# DCC help needed with engine



## New Berlin RR (Feb 11, 2012)

Ok I have a CSX engine (#9003) and I love the thing, its a Dash 8, however it seems to be jumpy on my DC track, is there a way to correct this or should I just reprogram it with my Bachmann EZ command system? Should I wait till I get my Digitrax system? It is using the AT123 (discontinued) board/chip, I don't want to really distroy the DCC board by running it as is, but I would like to have it run both on DC and DCC setups so it can be used at clubs and shows too!

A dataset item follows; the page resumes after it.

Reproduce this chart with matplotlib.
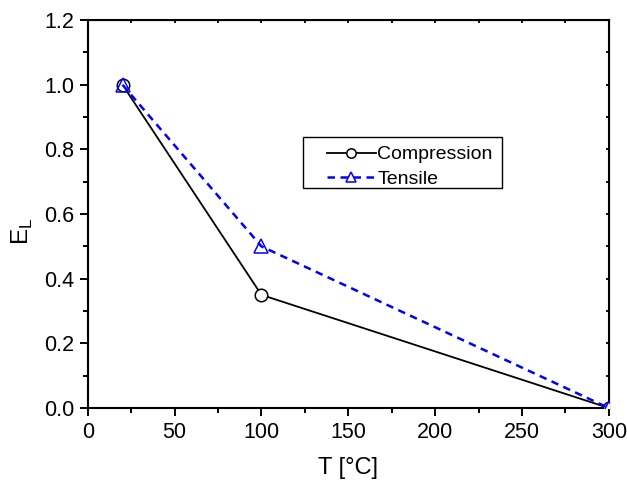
import matplotlib.pyplot as plt
from matplotlib.ticker import MultipleLocator
from matplotlib.patches import Rectangle

plt.rcParams['font.family'] = ['Liberation Sans', 'DejaVu Sans']

T = [20, 100, 300]
compression = [1.0, 0.35, 0.0]
tensile = [1.0, 0.5, 0.0]

fig = plt.figure(figsize=(6.27, 4.8), dpi=100)
ax = fig.add_axes([0.140, 0.150, 0.831, 0.808])

ax.plot(T, compression, color='black', lw=1.3, marker='o', ms=9,
        mfc='white', mec='black', mew=1.1, label='Compression', zorder=3)
ax.plot(T, tensile, color='blue', lw=1.8, ls=(0, (3, 2.2)), marker='^', ms=10,
        mfc='none', mec='blue', mew=1.1, label='Tensile', zorder=4)

ax.set_xlim(0, 300)
ax.set_ylim(0, 1.2)
ax.xaxis.set_major_locator(MultipleLocator(50))
ax.xaxis.set_minor_locator(MultipleLocator(25))
ax.yaxis.set_major_locator(MultipleLocator(0.2))
ax.yaxis.set_minor_locator(MultipleLocator(0.1))
ax.yaxis.set_major_formatter(plt.FuncFormatter(lambda v, p: f'{v:.1f}'))

for s in ax.spines.values():
    s.set_linewidth(1.5)

ax.tick_params(which='major', direction='out', length=6, width=1.4, labelsize=15.5,
               top=False, right=False, pad=4)
ax.tick_params(which='minor', direction='out', length=3.5, width=1.4)

# tiny ticks on the top and right edges
ax2 = ax.secondary_xaxis('top')
ax2.xaxis.set_major_locator(MultipleLocator(25))
ax2.tick_params(direction='in', length=2, width=1.3, labeltop=False)
ax3 = ax.secondary_yaxis('right')
ax3.yaxis.set_major_locator(MultipleLocator(0.1))
ax3.tick_params(direction='in', length=2, width=1.3, labelright=False)

ax.set_xlabel('T [°C]', fontsize=17)
ax.xaxis.set_label_coords(0.5, -0.126)
ax.set_ylabel('E$_\\mathregular{L}$', fontsize=17.5)
ax.yaxis.set_label_coords(-0.125, 0.456)
ax.yaxis.label.set_rotation_mode('default')
ax.yaxis.label.set_va('center')
ax.yaxis.label.set_ha('center')

# legend box (Origin style, wide left margin)
ax.add_patch(Rectangle((0.413, 0.567), 0.382, 0.131, transform=ax.transAxes,
                       fill=True, fc='white', ec='black', lw=1.0, zorder=5))
leg = ax.legend(loc='upper left', bbox_to_anchor=(0.459, 0.676), fontsize=14,
                frameon=False, handlelength=2.5, handletextpad=0.1, borderpad=0,
                labelspacing=0.35, borderaxespad=0, markerscale=0.75)
leg.set_zorder(6)

fig.savefig('out.png', dpi=100)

anyways thanks for the help!


----------



## Southern (Nov 17, 2008)

The decoder is a DH123AT. I did the install. It was programed on my Digitrax system to run on DC and DCC. This engine ran great as an Athearn Blue Box DC. After I installed the decoder, it was test run on DCC and ran the same as with DC. I then ran it as a DC and other than the higher voltage to get it moving it ran smooth. New Berlin sent me a PM and I could not answer his questions so we are hoping that y'all can help us.


----------



## Southern (Nov 17, 2008)

I found this on Soundtrax web site.

*Important:​*​​​​Your decoder will work best in analog mode when using a​
high quality, electronically regulated power pack, preferably one that supplies
smooth, filtered DC power. Older rheostat style power packs and pulse power​packs will result in erratic and unreliable operation and should not be used​with the Tsunami sound decoder. If your power pack provides a Pulse power​switch, leave it in the ‘Off’ position.


----------



## NIMT (Jan 6, 2011)

Southern,
Your last post is exactly right! A DCC decoder equipped loco requires a clean power supply to work properly. If you try to run them off a cheap supply you will get spotty and jerky results.

New Berlin RR,
Break down and get a "real" DCC system and you'll quit having "System Issues"!


----------



## tankist (Jun 11, 2009)

he did mention he uses EZ command though...


----------